A shoal of radiant white octopuses hovers above Coventry Street. Jermyn Street has distant angels. Trafalgar Square doesn't yet have its underwhelming Christmas tree. Now barely half a mile from home, the traffic ahead is appalling. Strand is a clogged queue, some of it buses, but most of it actually taxis. It takes a full twenty minutes to crawl to the end of the route at Aldwych, but at least this gives me longer to enjoy the glowing branded baubles of the Northbank Christmas lights. I cannot understand why everyone else got off and walked. Wow, what a lightshow it was. All hail the 23!
So here's the catch. Tonight route 23 runs from Westbourne Park to Aldwych via the West End hotspots of Oxford Street, Regent Street and Trafalgar Square. Tomorrow it doesn't. Tomorrow it gets merged with route 10, which runs from King's Cross to Hammersmith. Tomorrow route 23 only gets as far as Marble Arch before diverting down the far side of Hyde Park, then heading back west to terminate at Hammersmith. Tomorrow route 23 becomes a route nobody would ever want to ride end to end, and route 10 is scrapped forever.
This merger of routes 23 and 10 removes two bus routes from Oxford Street, so should have been brilliantly timed. Oxford Street was due to be pedestrianised in December 2018, so these buses were no longer needed. Crossrail was due to be opening in December 2018, so a rail alternative would be available instead. Alas the pedestrianisation of Oxford Street has been scrapped, and Crossrail has stalled, but the hybridisation of routes 23 and 10 is going ahead anyway, with route 23 becoming a twiddly bus which bends back on itself along an irrationally devious route.

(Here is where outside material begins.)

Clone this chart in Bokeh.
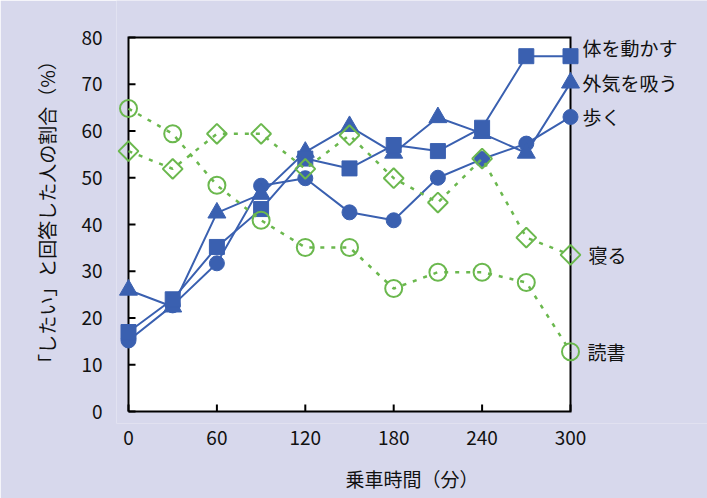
import math
from bokeh.plotting import figure
from bokeh.models import FixedTicker, ColumnDataSource
from bokeh.core.properties import value
from bokeh.embed import file_html
from bokeh.resources import INLINE

# ---- data ----
minutes = [0, 30, 60, 90, 120, 150, 180, 210, 240, 270, 300]
move_body = [17, 24, 35.2, 43.3, 54.1, 52, 57, 55.7, 60.7, 76, 76]      # 体を動かす
fresh_air = [26, 22.4, 42.5, 46.5, 55.5, 61, 55.3, 62.9, 59.5, 55.3, 70.3]  # 外気を吸う
walk = [15.2, 22.7, 31.7, 48.3, 49.9, 42.6, 40.9, 50, 54, 57.3, 63]      # 歩く
sleep = [55.7, 51.9, 59.4, 59.4, 51.9, 59.1, 49.9, 44.7, 54.1, 37.2, 33.5]  # 寝る
reading = [64.8, 59.4, 48.4, 40.9, 35.1, 35.1, 26.3, 29.8, 29.8, 27.6, 12.8]  # 読書
series_names = ["体を動かす", "外気を吸う", "歩く", "寝る", "読書"]
x_ticks = [0, 60, 120, 180, 240, 300]
y_ticks = [0, 10, 20, 30, 40, 50, 60, 70, 80]
x_min, x_max = 0, 300
y_min, y_max = 0, 80

BLUE = "#3a60b0"
GREEN = "#6bb84e"
BG = "#d7d8ec"
FONT = "Noto Sans CJK JP"
TXT = "#111111"

# chart box in pixels and the margins around it (inside the figure)
BOX_L, BOX_W, BOX_T, BOX_H = 128, 442, 37, 374
FIG_W, FIG_H = 707, 498
PAD = 12
RIGHT = FIG_W - BOX_L - BOX_W
sx = (x_max - x_min) / BOX_W
sy = (y_max - y_min) / BOX_H

p = figure(frame_width=PAD + BOX_W + RIGHT, frame_height=BOX_T + BOX_H + PAD,
           min_border_left=BOX_L - PAD, min_border_right=0,
           min_border_top=0, min_border_bottom=FIG_H - BOX_T - BOX_H - PAD,
           x_range=(x_min - PAD * sx, x_max + RIGHT * sx),
           y_range=(y_min - PAD * sy, y_max + BOX_T * sy),
           output_backend="svg", toolbar_location=None)
p.background_fill_color = BG
p.border_fill_color = BG
p.outline_line_color = None
p.grid.visible = False

# white chart box
p.quad(left=[x_min], right=[x_max], bottom=[y_min], top=[y_max],
       fill_color="white", line_color=None, level="underlay")

for ax in (p.xaxis[0], p.yaxis[0]):
    ax.axis_line_color = None
    ax.major_tick_line_color = None
    ax.minor_tick_line_color = None
    ax.major_tick_in = 0
    ax.major_tick_out = 0
    ax.major_label_text_font = FONT
    ax.major_label_text_font_size = "19px"
    ax.major_label_text_color = TXT
    ax.axis_label_text_font = FONT
    ax.axis_label_text_font_size = "19px"
    ax.axis_label_text_font_style = "normal"
    ax.axis_label_text_color = TXT

p.xaxis.ticker = FixedTicker(ticks=x_ticks)
p.yaxis.ticker = FixedTicker(ticks=y_ticks)
p.xaxis.axis_label = "乗車時間（分）"
p.yaxis.axis_label = "「したい」と回答した人の割合（%）"
p.xaxis.major_label_standoff = 7
p.yaxis.major_label_standoff = 14
p.xaxis.axis_label_standoff = 17
p.yaxis.axis_label_standoff = 18

# inward tick marks (7 px long)
TICK = 7
p.segment(x0=x_ticks, y0=[y_min] * len(x_ticks), x1=x_ticks,
          y1=[y_min + TICK * sy] * len(x_ticks), line_color="black", line_width=2)
p.segment(x0=[x_min] * len(y_ticks), y0=y_ticks, x1=[x_min + TICK * sx] * len(y_ticks),
          y1=y_ticks, line_color="black", line_width=2)

# box border
p.line([x_min, x_max, x_max, x_min, x_min], [y_min, y_min, y_max, y_max, y_min],
       line_color="black", line_width=2, line_join="miter")

# blue series (solid)
p.line(minutes, move_body, line_color=BLUE, line_width=2)
p.line(minutes, fresh_air, line_color=BLUE, line_width=2)
p.line(minutes, walk, line_color=BLUE, line_width=2)
p.scatter(minutes, walk, marker="circle", size=15, fill_color=BLUE, line_color=BLUE)
p.scatter(minutes, fresh_air, marker="triangle", size=18, fill_color=BLUE, line_color=BLUE)
p.scatter(minutes, move_body, marker="square", size=15, fill_color=BLUE, line_color=BLUE)

# green series (dotted, hollow markers)
p.line(minutes, sleep, line_color=GREEN, line_width=2.5, line_dash="4 7")
p.line(minutes, reading, line_color=GREEN, line_width=2.5, line_dash="4 7")
p.scatter(minutes, sleep, marker="square", size=14, angle=math.pi / 4, fill_color=None,
          line_color=GREEN, line_width=2)
p.scatter(minutes, reading, marker="circle", size=17, fill_color=None,
          line_color=GREEN, line_width=2)

# end labels
lab_src = ColumnDataSource(dict(
    x=[minutes[-1]] * 5,
    y=[move_body[-1], fresh_air[-1], walk[-1], sleep[-1], reading[-1]],
    t=series_names,
    xo=[12, 12, 12, 18, 17],
    yo=[-9, 0, 0, 0, 0],
))
p.text(x="x", y="y", text="t", x_offset="xo", y_offset="yo", source=lab_src,
       text_font=value(FONT), text_font_size="19px", text_color=TXT,
       text_align="left", text_baseline="middle")

open("out.html", "w").write(file_html(p, INLINE))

Which means today is the last day route 23 is The Best Bus Route For Seeing London's Christmas Lights. From tomorrow you'll have to take route 139 instead, which misses out on Marble Arch but still connects the lightshows on Oxford Street, Regent Street and the Strand. Or, if my early evening experience is anything to go by, forget that and just find yourself a bus that goes down Regent Street. The angels were great, but the other 90 minutes were a completely underwhelming waste of time.